Exponents also solve measurement conversion problems involving area and volume. Converting square feet to square inches requires squaring the linear conversion factor: 1 square foot equals (12 inches)^2 = 144 square inches. Three-dimensional conversions cube the factor: 1 cubic foot equals (12 inches)^3 = 1,728 cubic inches.

Avoid using simple exponential models for complex systems with multiple variables or changing conditions. Real estate markets, stock prices, and economic indicators rarely follow pure exponential patterns because external factors intervene. Exponential models work best for isolated systems with consistent growth or decay rates, not for markets influenced by policy changes, competition, or cyclical behavior.

The most common error is confusing exponents with multiplication. Many people calculate 4^3 as 4 × 3 = 12 instead of 4 × 4 × 4 = 64. This mistake stems from mixing up the operation symbols—exponentiation is repeated multiplication, not simple multiplication. The confusion worsens with negative exponents, where -4^2 equals -16 (negative times four squared) while (-4)^2 equals +16 (negative four, squared).

Another frequent mistake involves fractional exponents and roots. Students often think 16^0.5 means 16 ÷ 2 = 8, when it actually means √16 = 4. The fraction in the exponent indicates which root to take, not a division operation. Similarly, 27^(1/3) means the cube root of 27, which is 3, not 27 divided by 3.

Order of operations creates persistent errors with negative bases and exponents. The expression -2^4 equals -16 because the exponent applies only to the 2, then the negative sign applies to the result. But (-2)^4 equals +16 because the parentheses make the entire negative number the base. This distinction matters enormously in scientific calculations and financial modeling.

Exponentiation follows strict mathematical rules that connect to logarithms, roots, and growth patterns. The fundamental identity a^m × a^n = a^(m+n) reveals why exponents add during multiplication. When dividing powers, exponents subtract: a^m ÷ a^n = a^(m-n). This subtraction rule explains why a^0 = 1 for any non-zero base.

Fractional exponents bridge the gap between powers and roots through the relationship a^(m/n) = ⁿ√(a^m). This means 8^(2/3) equals the cube root of 8 squared, or the cube root of 64, which is 4. The order doesn't matter: you can take the root first, then apply the power, or vice versa.

Exponential functions model real-world phenomena because they capture constant percentage change. Population growth, radioactive decay, and compound interest all follow exponential patterns. The mathematical constant e (≈2.718) appears naturally in continuous growth models because it's the unique base where the rate of change equals the current value at every point.

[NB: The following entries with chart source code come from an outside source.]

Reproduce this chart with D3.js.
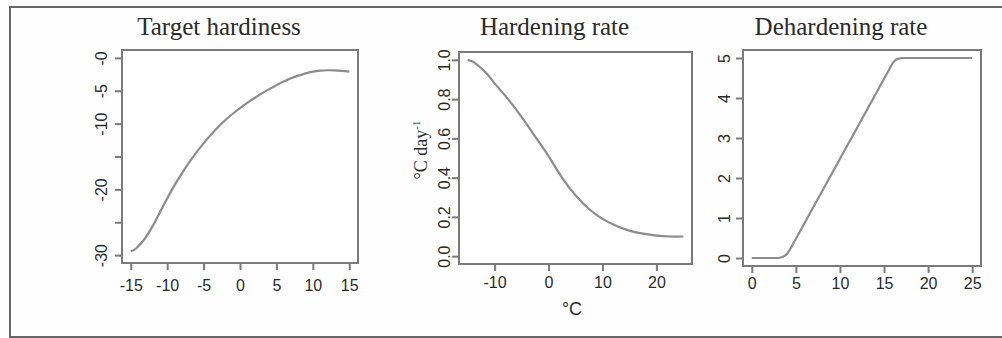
<!DOCTYPE html>
<html>
<head>
<meta charset="utf-8">
<script src="https://cdnjs.cloudflare.com/ajax/libs/d3/7.8.5/d3.min.js"></script>
<style>
  body { margin: 0; background: #fff; }
  svg { display: block; }
</style>
</head>
<body>
<div id="chart"></div>
<script>
// Target hardiness (°C) vs temperature
var hardinessTemp  = [-15, -14.5, -14, -13, -12, -11, -10, -9, -8, -7, -6, -5, -4, -3, -2, -1, 0,
                      1, 2, 3, 4, 5, 6, 7, 8, 9, 10, 11, 12, 13, 14, 15];
var hardinessValue = [-29.4, -29.2, -28.7, -27.4, -25.6, -23.5, -21.4, -19.4, -17.6, -15.95, -14.4, -13.0,
                      -11.7, -10.5, -9.45, -8.5, -7.65, -6.85, -6.1, -5.4, -4.75, -4.15, -3.6, -3.1,
                      -2.7, -2.35, -2.1, -1.95, -1.88, -1.9, -1.98, -2.1];
var hardinessXTicks = [-15, -10, -5, 0, 5, 10, 15];
var hardinessYTicks = [0, -5, -10, -15, -20, -25, -30];
var hardinessYLabels = ["-0", "-5", "-10", "", "-20", "", "-30"];

// Hardening rate (°C day-1)
var hardeningTemp  = [-15, -14, -13, -12, -11, -10, -7.5, -5, -2.5, 0, 2.5, 5, 7.5, 10, 12.5, 15, 17.5, 20, 22.5, 25];
var hardeningValue = [1.00, 0.99, 0.97, 0.945, 0.915, 0.88, 0.80, 0.71, 0.61, 0.51, 0.40, 0.31, 0.24, 0.19, 0.155, 0.13, 0.115, 0.105, 0.10, 0.10];
var hardeningXTicks = [-10, 0, 10, 20];
var hardeningYTicks = [0, 0.2, 0.4, 0.6, 0.8, 1.0];

// Dehardening rate
var dehardeningTemp  = [0, 3, 3.5, 3.9, 4.3, 15.6, 16, 16.4, 17, 25];
var dehardeningValue = [0, 0, 0.025, 0.08, 0.2, 4.72, 4.88, 4.97, 5, 5];
var dehardeningXTicks = [0, 5, 10, 15, 20, 25];
var dehardeningYTicks = [0, 1, 2, 3, 4, 5];

var svg = d3.select("#chart").append("svg")
    .attr("width", 1002)
    .attr("height", 338);

svg.append("rect").attr("width", 1002).attr("height", 338).attr("fill", "#fefefe");

// outer frame
svg.append("path")
    .attr("d", "M1002,7 H10 V337 H1002")
    .attr("fill", "none")
    .attr("stroke", "#666")
    .attr("stroke-width", 2);

var frameColor = "#7a7a7a";
var lineColor = "#8c8c8c";
var textColor = "#2a2a2a";

function pad(ext) {
    var d = (ext[1] - ext[0]) * 0.04;
    return [ext[0] - d, ext[1] + d];
}

function drawPanel(opts) {
    var g = svg.append("g");
    var x = d3.scaleLinear().domain(pad(opts.xRange)).range([opts.left, opts.right]);
    var y = d3.scaleLinear().domain(pad(opts.yRange)).range([opts.bottom, opts.top]);

    // plot box
    g.append("rect")
        .attr("x", opts.left).attr("y", opts.top)
        .attr("width", opts.right - opts.left)
        .attr("height", opts.bottom - opts.top)
        .attr("fill", "#fff")
        .attr("stroke", frameColor)
        .attr("stroke-width", 2);

    // x axis
    var xAxis = g.append("g")
        .attr("transform", "translate(0," + opts.bottom + ")")
        .call(d3.axisBottom(x).tickValues(opts.xTicks).tickSize(7).tickPadding(opts.xPad)
            .tickFormat(function(d) { return String(d); }));
    // y axis
    var yAxis = g.append("g")
        .attr("transform", "translate(" + opts.left + ",0)")
        .call(d3.axisLeft(y).tickValues(opts.yTicks).tickSize(7)
            .tickFormat(function(d, i) { return opts.yLabels ? opts.yLabels[i] : opts.yFormat(d); }));

    [xAxis, yAxis].forEach(function(a) {
        a.select(".domain").remove();
        a.selectAll(".tick line").attr("stroke", frameColor).attr("stroke-width", 2);
        a.selectAll(".tick text")
            .attr("fill", textColor)
            .style("font-family", "'Liberation Sans', Arial, sans-serif")
            .style("font-size", "16px");
    });

    // rotate y tick labels (R las=0)
    yAxis.selectAll(".tick text")
        .attr("x", null).attr("dy", null)
        .attr("text-anchor", "middle")
        .attr("transform", "translate(" + (-opts.yPad) + ",0) rotate(-90)");

    // title
    g.append("text")
        .attr("x", (opts.left + opts.right) / 2 - 21)
        .attr("y", 35)
        .attr("text-anchor", "middle")
        .attr("fill", textColor)
        .style("font-family", "'Liberation Serif', 'Times New Roman', serif")
        .style("font-size", "25px")
        .text(opts.title);

    var line = d3.line()
        .x(function(d) { return x(d[0]); })
        .y(function(d) { return y(d[1]); })
        .curve(opts.curve);

    g.append("path")
        .datum(d3.zip(opts.xs, opts.ys))
        .attr("d", line)
        .attr("fill", "none")
        .attr("stroke", lineColor)
        .attr("stroke-width", 2.2)
        .attr("stroke-linejoin", "round");

    return g;
}

drawPanel({
    title: "Target hardiness",
    left: 122, right: 358, top: 50, bottom: 263,
    xRange: [-15, 15], yRange: [-30, 0], xPad: 10, yPad: 15,
    xTicks: hardinessXTicks, yTicks: hardinessYTicks, yLabels: hardinessYLabels,
    xs: hardinessTemp, ys: hardinessValue, curve: d3.curveCatmullRom
});

var p2 = drawPanel({
    title: "Hardening rate",
    left: 459, right: 692, top: 52, bottom: 264,
    xRange: [-15, 25], yRange: [0, 1], xPad: 6, yPad: 9,
    xTicks: hardeningXTicks, yTicks: hardeningYTicks, yFormat: d3.format(".1f"),
    xs: hardeningTemp, ys: hardeningValue, curve: d3.curveCatmullRom
});

// axis titles for middle panel
p2.append("text")
    .attr("x", 572).attr("y", 315)
    .attr("text-anchor", "middle")
    .attr("fill", textColor)
    .style("font-family", "'Liberation Sans', Arial, sans-serif")
    .style("font-size", "18px")
    .text("°C");

var yl = p2.append("text")
    .attr("transform", "translate(427,150) rotate(-90)")
    .attr("text-anchor", "middle")
    .attr("fill", textColor)
    .style("font-family", "'Liberation Serif', 'Times New Roman', serif")
    .style("font-size", "18px");
yl.append("tspan").text("°C day");
yl.append("tspan").attr("dy", -7).style("font-size", "11px").text("-1");

drawPanel({
    title: "Dehardening rate",
    left: 743, right: 981, top: 50, bottom: 266,
    xRange: [0, 25], yRange: [0, 5], xPad: 5, yPad: 13,
    xTicks: dehardeningXTicks, yTicks: dehardeningYTicks, yFormat: d3.format("d"),
    xs: dehardeningTemp, ys: dehardeningValue, curve: d3.curveLinear
});
</script>
</body>
</html>
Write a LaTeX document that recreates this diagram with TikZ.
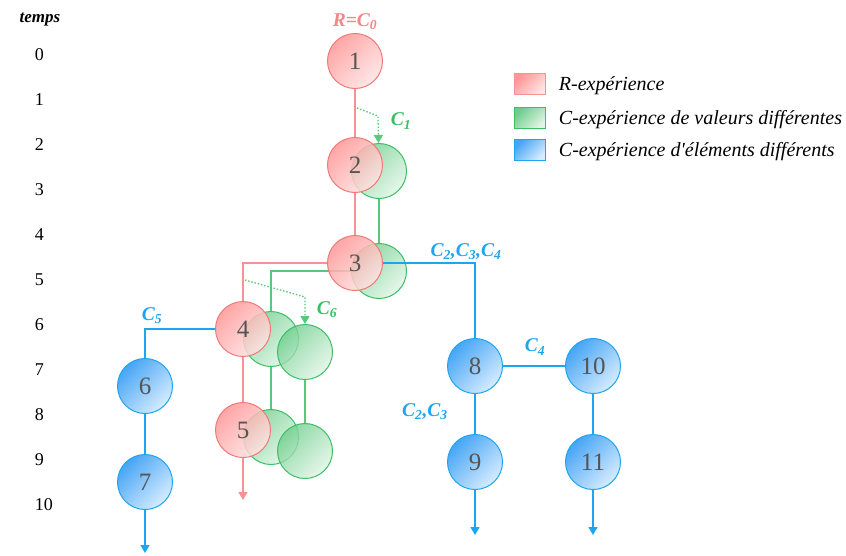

Exponential calculations reveal their true power in edge cases and extreme values. Very large or very small results often signal important thresholds in real systems. When compound interest calculations produce numbers in the millions, you've likely found the point where small rate differences create life-changing wealth gaps. When decay calculations approach zero, you've identified when a process becomes negligible.